> The task
Start at the line that contains "Generate a Python", stop at the line that contains "ax.patch.set_alpha(0)", and repeat every line in that span, those two included, with no pictures.

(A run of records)
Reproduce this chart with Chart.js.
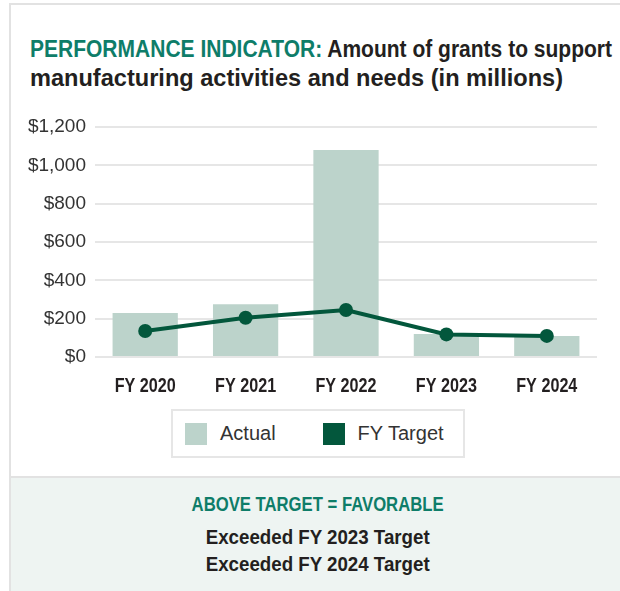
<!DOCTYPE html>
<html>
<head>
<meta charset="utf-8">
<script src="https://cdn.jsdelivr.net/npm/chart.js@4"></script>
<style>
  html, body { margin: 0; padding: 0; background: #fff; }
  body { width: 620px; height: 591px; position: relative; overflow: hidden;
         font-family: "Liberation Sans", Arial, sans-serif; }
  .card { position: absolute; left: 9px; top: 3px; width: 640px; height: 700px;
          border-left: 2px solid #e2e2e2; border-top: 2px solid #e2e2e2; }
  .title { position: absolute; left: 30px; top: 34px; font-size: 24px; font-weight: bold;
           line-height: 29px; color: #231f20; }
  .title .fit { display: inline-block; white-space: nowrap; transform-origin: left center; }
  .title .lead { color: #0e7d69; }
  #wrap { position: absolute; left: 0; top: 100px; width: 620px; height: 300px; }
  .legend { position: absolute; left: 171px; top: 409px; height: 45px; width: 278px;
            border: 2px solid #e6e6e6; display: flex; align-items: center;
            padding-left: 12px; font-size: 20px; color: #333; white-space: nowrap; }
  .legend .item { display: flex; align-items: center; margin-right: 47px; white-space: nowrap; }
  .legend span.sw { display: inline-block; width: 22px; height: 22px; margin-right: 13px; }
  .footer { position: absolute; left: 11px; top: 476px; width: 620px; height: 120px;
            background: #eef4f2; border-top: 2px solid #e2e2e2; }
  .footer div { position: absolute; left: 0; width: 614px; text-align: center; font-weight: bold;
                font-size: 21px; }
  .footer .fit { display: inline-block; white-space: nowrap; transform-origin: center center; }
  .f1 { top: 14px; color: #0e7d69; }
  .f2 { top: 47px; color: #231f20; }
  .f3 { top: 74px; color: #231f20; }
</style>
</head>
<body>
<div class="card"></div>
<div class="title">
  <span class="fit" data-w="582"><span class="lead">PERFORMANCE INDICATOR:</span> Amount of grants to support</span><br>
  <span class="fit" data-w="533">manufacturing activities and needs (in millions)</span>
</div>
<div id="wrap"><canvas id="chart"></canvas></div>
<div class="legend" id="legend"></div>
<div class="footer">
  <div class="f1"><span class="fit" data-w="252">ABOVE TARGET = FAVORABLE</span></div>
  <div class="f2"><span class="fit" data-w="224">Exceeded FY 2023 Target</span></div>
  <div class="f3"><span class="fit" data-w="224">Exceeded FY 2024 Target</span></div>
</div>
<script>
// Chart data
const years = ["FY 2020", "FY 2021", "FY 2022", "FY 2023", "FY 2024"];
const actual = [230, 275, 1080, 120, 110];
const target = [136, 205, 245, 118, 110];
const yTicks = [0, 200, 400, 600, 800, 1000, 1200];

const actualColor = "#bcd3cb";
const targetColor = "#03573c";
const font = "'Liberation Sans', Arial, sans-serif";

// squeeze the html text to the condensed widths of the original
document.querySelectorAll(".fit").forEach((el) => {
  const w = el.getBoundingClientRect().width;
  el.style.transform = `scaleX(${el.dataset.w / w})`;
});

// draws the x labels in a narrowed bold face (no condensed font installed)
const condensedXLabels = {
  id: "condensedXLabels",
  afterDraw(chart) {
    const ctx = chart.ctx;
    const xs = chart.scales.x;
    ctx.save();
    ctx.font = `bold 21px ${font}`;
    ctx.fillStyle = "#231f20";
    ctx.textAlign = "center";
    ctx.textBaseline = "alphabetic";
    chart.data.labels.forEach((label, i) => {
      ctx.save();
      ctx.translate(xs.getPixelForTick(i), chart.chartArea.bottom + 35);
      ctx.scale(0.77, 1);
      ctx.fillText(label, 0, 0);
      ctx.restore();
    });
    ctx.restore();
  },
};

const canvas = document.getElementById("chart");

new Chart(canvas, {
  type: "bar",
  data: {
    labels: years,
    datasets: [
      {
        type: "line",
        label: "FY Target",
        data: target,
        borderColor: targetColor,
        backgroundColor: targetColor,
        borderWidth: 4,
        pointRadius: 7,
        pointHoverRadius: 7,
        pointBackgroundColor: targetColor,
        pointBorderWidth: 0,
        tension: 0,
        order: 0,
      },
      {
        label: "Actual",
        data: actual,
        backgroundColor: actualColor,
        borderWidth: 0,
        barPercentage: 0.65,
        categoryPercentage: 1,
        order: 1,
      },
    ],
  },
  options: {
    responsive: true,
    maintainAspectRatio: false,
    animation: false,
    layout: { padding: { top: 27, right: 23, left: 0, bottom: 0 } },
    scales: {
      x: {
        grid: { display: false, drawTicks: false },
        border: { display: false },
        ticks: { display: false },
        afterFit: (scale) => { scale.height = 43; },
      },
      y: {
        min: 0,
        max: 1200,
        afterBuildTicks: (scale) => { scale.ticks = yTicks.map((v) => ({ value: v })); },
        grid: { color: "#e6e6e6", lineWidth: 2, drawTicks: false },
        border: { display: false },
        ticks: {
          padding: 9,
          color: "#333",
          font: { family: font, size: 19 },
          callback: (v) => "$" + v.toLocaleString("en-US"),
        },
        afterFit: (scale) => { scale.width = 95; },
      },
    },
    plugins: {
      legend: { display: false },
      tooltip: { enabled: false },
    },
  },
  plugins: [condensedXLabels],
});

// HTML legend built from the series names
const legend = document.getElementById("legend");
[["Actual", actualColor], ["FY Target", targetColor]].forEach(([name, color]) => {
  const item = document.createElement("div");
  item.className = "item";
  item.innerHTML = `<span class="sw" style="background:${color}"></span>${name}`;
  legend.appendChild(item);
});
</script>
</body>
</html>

* * *

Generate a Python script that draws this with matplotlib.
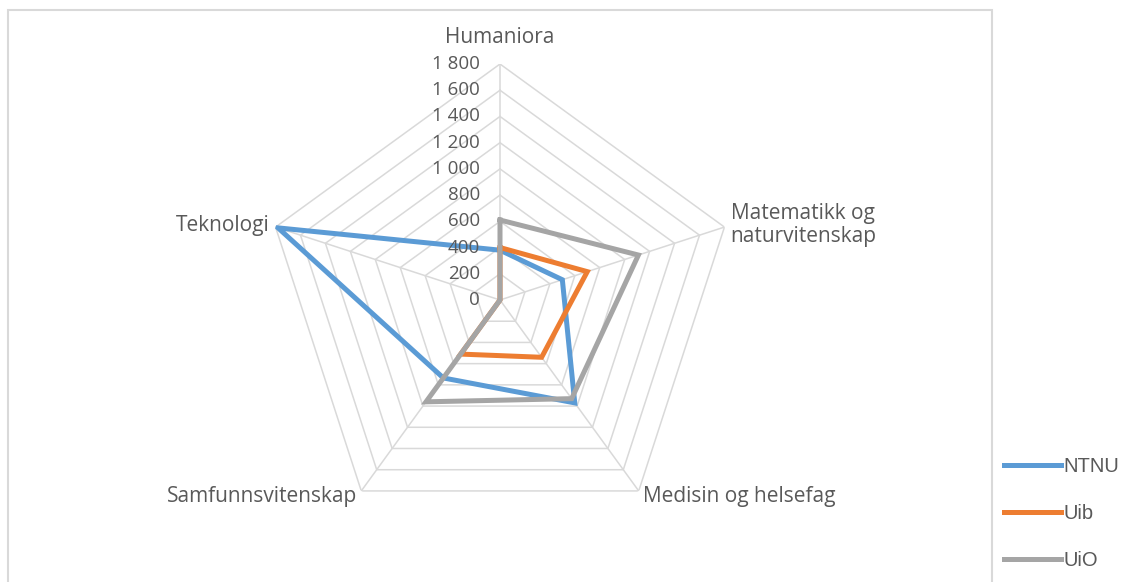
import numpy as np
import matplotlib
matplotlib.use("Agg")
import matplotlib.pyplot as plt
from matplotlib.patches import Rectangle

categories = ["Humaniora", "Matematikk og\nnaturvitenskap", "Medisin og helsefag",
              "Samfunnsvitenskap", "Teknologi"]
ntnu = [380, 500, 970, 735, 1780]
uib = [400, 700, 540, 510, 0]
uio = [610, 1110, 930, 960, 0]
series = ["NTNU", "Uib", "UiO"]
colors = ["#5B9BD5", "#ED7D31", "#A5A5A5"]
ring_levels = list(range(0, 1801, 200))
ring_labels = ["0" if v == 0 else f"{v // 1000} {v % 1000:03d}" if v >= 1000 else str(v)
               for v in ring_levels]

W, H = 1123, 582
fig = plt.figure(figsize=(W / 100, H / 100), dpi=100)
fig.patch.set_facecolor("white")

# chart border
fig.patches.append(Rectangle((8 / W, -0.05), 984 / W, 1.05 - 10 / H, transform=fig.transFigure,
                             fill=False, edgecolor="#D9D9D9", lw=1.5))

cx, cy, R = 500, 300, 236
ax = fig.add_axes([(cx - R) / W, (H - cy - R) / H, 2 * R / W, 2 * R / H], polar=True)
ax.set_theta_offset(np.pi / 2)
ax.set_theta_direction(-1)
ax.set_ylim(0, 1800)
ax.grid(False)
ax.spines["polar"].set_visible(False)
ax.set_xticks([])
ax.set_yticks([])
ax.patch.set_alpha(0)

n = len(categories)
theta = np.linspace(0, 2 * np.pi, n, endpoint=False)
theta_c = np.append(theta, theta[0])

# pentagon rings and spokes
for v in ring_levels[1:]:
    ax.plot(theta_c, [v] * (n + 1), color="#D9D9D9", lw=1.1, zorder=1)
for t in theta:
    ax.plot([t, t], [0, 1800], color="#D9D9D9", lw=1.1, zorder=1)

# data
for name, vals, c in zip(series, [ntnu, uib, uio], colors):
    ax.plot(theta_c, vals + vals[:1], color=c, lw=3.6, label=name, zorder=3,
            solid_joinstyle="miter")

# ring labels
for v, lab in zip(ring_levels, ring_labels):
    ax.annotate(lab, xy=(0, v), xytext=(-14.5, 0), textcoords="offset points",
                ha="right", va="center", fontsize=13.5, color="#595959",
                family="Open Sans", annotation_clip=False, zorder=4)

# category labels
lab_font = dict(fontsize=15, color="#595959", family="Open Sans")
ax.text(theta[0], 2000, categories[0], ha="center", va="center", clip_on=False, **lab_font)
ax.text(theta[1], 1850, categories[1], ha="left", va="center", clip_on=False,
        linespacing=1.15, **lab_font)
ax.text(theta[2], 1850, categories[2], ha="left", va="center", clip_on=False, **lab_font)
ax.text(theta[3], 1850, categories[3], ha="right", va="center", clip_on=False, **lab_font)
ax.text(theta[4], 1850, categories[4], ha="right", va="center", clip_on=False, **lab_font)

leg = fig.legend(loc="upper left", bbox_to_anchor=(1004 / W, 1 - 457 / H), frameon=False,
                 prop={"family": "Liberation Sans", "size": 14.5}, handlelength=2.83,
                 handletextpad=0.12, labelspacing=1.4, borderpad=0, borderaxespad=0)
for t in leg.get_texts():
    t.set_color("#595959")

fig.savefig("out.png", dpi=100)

---

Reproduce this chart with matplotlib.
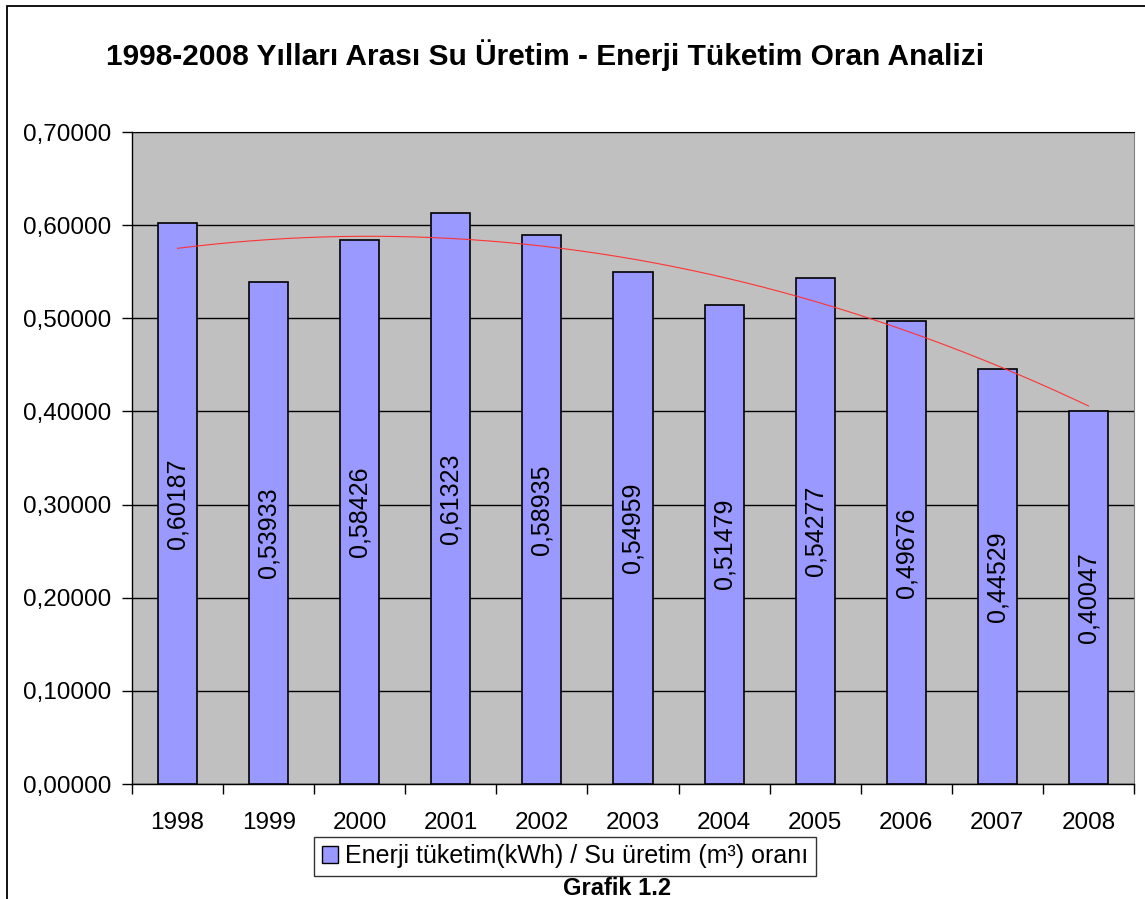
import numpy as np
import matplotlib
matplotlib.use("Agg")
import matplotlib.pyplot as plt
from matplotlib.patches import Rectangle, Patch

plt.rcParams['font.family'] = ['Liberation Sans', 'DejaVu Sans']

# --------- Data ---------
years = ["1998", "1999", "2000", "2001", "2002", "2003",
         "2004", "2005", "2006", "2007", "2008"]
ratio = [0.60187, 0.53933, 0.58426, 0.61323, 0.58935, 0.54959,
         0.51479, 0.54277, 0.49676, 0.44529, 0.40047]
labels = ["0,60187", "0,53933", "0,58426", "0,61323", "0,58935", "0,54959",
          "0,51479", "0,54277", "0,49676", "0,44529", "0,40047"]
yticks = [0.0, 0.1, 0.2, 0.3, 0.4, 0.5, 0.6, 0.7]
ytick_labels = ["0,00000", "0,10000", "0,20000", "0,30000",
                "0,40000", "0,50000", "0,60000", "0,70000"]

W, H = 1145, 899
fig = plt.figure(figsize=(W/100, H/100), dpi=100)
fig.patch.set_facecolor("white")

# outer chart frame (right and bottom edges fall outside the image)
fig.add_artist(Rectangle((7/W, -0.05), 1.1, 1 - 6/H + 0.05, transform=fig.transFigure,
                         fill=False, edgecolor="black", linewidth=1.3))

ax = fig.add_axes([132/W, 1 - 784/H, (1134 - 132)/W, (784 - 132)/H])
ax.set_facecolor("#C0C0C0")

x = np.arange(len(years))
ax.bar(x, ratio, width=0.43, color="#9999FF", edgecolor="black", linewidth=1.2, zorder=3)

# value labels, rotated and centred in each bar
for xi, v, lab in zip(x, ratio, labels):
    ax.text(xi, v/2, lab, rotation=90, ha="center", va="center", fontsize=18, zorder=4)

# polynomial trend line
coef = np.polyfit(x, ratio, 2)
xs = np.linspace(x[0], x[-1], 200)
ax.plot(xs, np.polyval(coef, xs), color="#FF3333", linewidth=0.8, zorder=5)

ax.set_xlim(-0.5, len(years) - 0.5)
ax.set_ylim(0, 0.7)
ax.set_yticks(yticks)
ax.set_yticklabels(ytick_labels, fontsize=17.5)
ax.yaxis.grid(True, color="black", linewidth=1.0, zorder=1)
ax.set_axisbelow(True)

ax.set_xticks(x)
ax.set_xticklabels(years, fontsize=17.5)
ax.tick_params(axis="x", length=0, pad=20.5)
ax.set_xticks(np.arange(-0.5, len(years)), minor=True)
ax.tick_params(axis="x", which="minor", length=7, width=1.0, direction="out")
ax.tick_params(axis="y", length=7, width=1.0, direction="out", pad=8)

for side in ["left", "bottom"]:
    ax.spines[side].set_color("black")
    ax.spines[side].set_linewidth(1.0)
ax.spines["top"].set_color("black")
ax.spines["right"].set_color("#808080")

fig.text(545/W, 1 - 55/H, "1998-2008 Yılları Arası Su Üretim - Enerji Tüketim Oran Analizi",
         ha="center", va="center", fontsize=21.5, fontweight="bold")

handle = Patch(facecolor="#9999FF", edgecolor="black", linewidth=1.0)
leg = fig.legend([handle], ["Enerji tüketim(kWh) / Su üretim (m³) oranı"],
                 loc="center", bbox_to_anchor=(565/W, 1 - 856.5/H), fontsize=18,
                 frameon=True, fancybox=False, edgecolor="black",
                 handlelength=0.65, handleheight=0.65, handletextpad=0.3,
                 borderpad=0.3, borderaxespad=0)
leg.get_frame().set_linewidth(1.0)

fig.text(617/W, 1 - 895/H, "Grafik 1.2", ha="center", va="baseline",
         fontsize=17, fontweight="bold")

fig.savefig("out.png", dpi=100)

> Result of the exercise
Generate a Python script that draws this with matplotlib.
import numpy as np
import matplotlib
matplotlib.use("Agg")
import matplotlib.pyplot as plt
from matplotlib.patches import Rectangle

categories = ["Humaniora", "Matematikk og\nnaturvitenskap", "Medisin og helsefag",
              "Samfunnsvitenskap", "Teknologi"]
ntnu = [380, 500, 970, 735, 1780]
uib = [400, 700, 540, 510, 0]
uio = [610, 1110, 930, 960, 0]
series = ["NTNU", "Uib", "UiO"]
colors = ["#5B9BD5", "#ED7D31", "#A5A5A5"]
ring_levels = list(range(0, 1801, 200))
ring_labels = ["0" if v == 0 else f"{v // 1000} {v % 1000:03d}" if v >= 1000 else str(v)
               for v in ring_levels]

W, H = 1123, 582
fig = plt.figure(figsize=(W / 100, H / 100), dpi=100)
fig.patch.set_facecolor("white")

# chart border
fig.patches.append(Rectangle((8 / W, -0.05), 984 / W, 1.05 - 10 / H, transform=fig.transFigure,
                             fill=False, edgecolor="#D9D9D9", lw=1.5))

cx, cy, R = 500, 300, 236
ax = fig.add_axes([(cx - R) / W, (H - cy - R) / H, 2 * R / W, 2 * R / H], polar=True)
ax.set_theta_offset(np.pi / 2)
ax.set_theta_direction(-1)
ax.set_ylim(0, 1800)
ax.grid(False)
ax.spines["polar"].set_visible(False)
ax.set_xticks([])
ax.set_yticks([])
ax.patch.set_alpha(0)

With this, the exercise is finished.